The luxury apartment boom in Chicago has been quite the success story for the past five years as developers have delivered thousands of Class A apartments to the city’s core and surrounding neighborhoods, driving rental rates to new highs. However, for this new product to work there has to be a stable population of high-income earners seeking to live and work in the city’s core.
Up to this point, the market has supported these new developments, as vacancy is very low for Class A product and job growth in certain high-paying sectors, such as the tech industry, has been strong.
According to a 2014 story from the New York Times, Chicago renters spend approximately 31 percent of their gross income on rent. With this figure, we can calculate approximately how much income is associated with the city’s existing stock.
Currently, there are 41 existing Class A apartment buildings in Chicago with a total of 13,784 units. The average rent per unit is about $2,643 per month. Using 31 percent and backing into the income, the tenants of each apartment should make roughly $95,000 annually combined. If you assume a 3 percent vacancy and collection loss for all Class A apartments, the combined annual income of all of these tenants is more than $1.27 billion.
That’s a lot of paychecks.
While currently this portion of the city’s housing stock is not only stable, but thriving, the question on the minds of industry analysts is: what will happen with the next wave of Class A apartments set to deliver in the next few years?

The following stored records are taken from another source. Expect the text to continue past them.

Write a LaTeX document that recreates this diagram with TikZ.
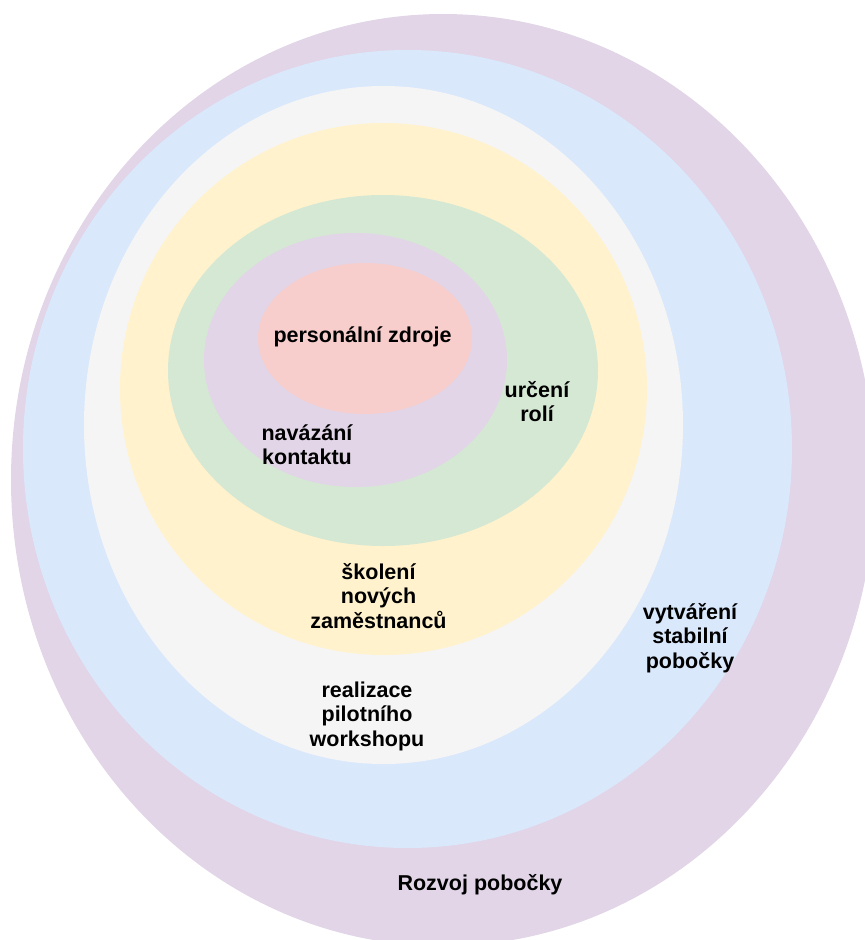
\documentclass[tikz,border=0pt]{standalone}
\usepackage{fontspec}
\setmainfont{Liberation Sans}
\usetikzlibrary{shapes.geometric}

\definecolor{ringPurple}{HTML}{E1D5E7}
\definecolor{ringBlue}{HTML}{DAE8FC}
\definecolor{ringGrey}{HTML}{F5F5F5}
\definecolor{ringYellow}{HTML}{FFF2CC}
\definecolor{ringGreen}{HTML}{D5E8D4}
\definecolor{ringPink}{HTML}{F8CECC}

\tikzset{
  ring/.style={ellipse, draw=none, inner sep=0pt, outer sep=0pt},
  label text/.style={font=\bfseries\fontsize{21.5}{24.5}\selectfont, align=center,
                     inner sep=0pt, text=black}
}

\begin{document}
\begin{tikzpicture}[x=1pt, y=-1pt]
  \useasboundingbox (0,0) rectangle (865,940);

  % nested stages, from the outermost to the core
  \node[ring, fill=ringPurple, minimum width=864pt, minimum height=932pt] (rozvoj)    at (443,480)   {};
  \node[ring, fill=ringBlue,   minimum width=769pt, minimum height=798pt] (stabilni)  at (407.5,449) {};
  \node[ring, fill=ringGrey,   minimum width=599pt, minimum height=678pt] (workshop)  at (383.5,425) {};
  \node[ring, fill=ringYellow, minimum width=527pt, minimum height=532pt] (skoleni)   at (383.5,389) {};
  \node[ring, fill=ringGreen,  minimum width=430pt, minimum height=351pt] (role)      at (383,370.5) {};
  \node[ring, fill=ringPurple, minimum width=303pt, minimum height=254pt] (kontakt)   at (355.5,360) {};
  \node[ring, fill=ringPink,   minimum width=214pt, minimum height=151pt] (zdroje)    at (365,338.5) {};

  % stage labels
  \node[label text] (tZdroje)   at (362.5,337) {personální zdroje};
  \node[label text] (tKontakt)  at (307,444.5) {navázání\\kontaktu};
  \node[label text] (tRole)     at (537,401.5) {určení\\rolí};
  \node[label text] (tSkoleni)  at (378.5,596) {školení\\nových\\zaměstnanců};
  \node[label text] (tWorkshop) at (367,716)   {realizace\\pilotního\\workshopu};
  \node[label text] (tStabilni) at (690,638)   {vytváření\\stabilní\\pobočky};
  \node[label text] (tRozvoj)   at (480,885)   {Rozvoj pobočky};
\end{tikzpicture}
\end{document}
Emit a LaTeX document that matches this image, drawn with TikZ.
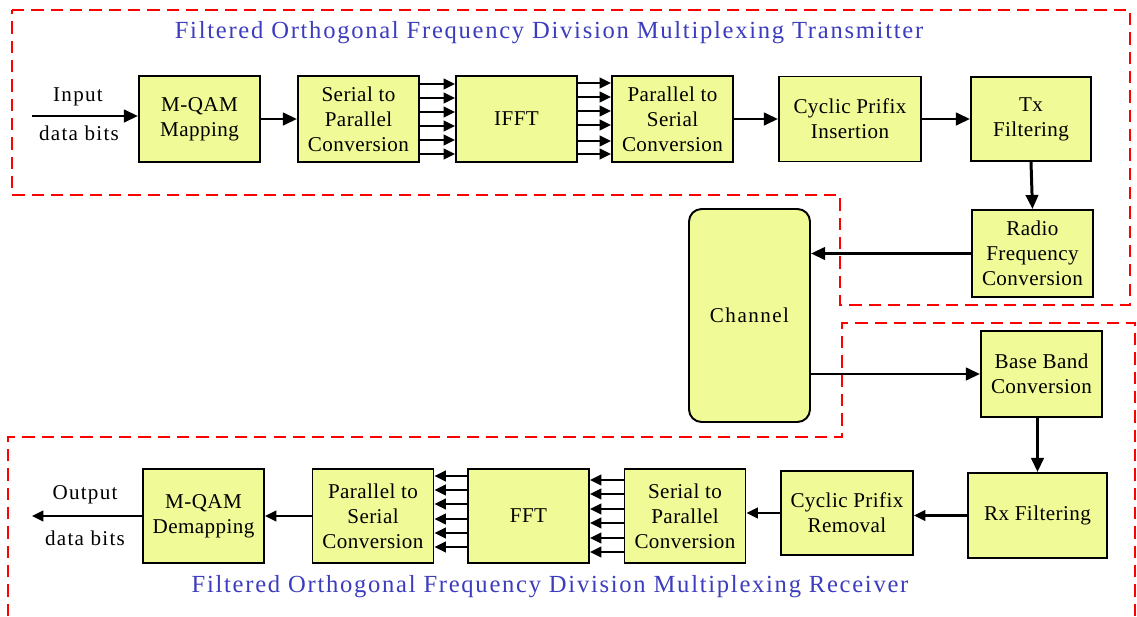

There are another 41 Class A buildings with more than 14,000 apartments planned or currently in lease-up in Chicago. Assuming the rents in these new apartments are roughly the same as they are in the existing apartments and the vacancy and collection loss stays constant, these additional apartments will require $1.34 billion more in annual tenant income.
That’s a lot more paychecks.
Fortunately, Chicago has been a recent urban success story. From 2000-2010, Chicago saw the largest population gain in its downtown core of any major city in nation according to the U.S. Census Bureau. Skilled workers have moved to the city and employers have followed, searching for new talent. Whether or not the pace of newly created jobs will keep up with new housing supply remains to be seen. Granted, some join the rental pool out of a lifestyle preference—retirees downsizing and looking to try out city life, established workers transitioning between homes, and so on—but it’s fair to say that a lot of the success of these new developments will be tied to future job growth—and high-paying jobs at that.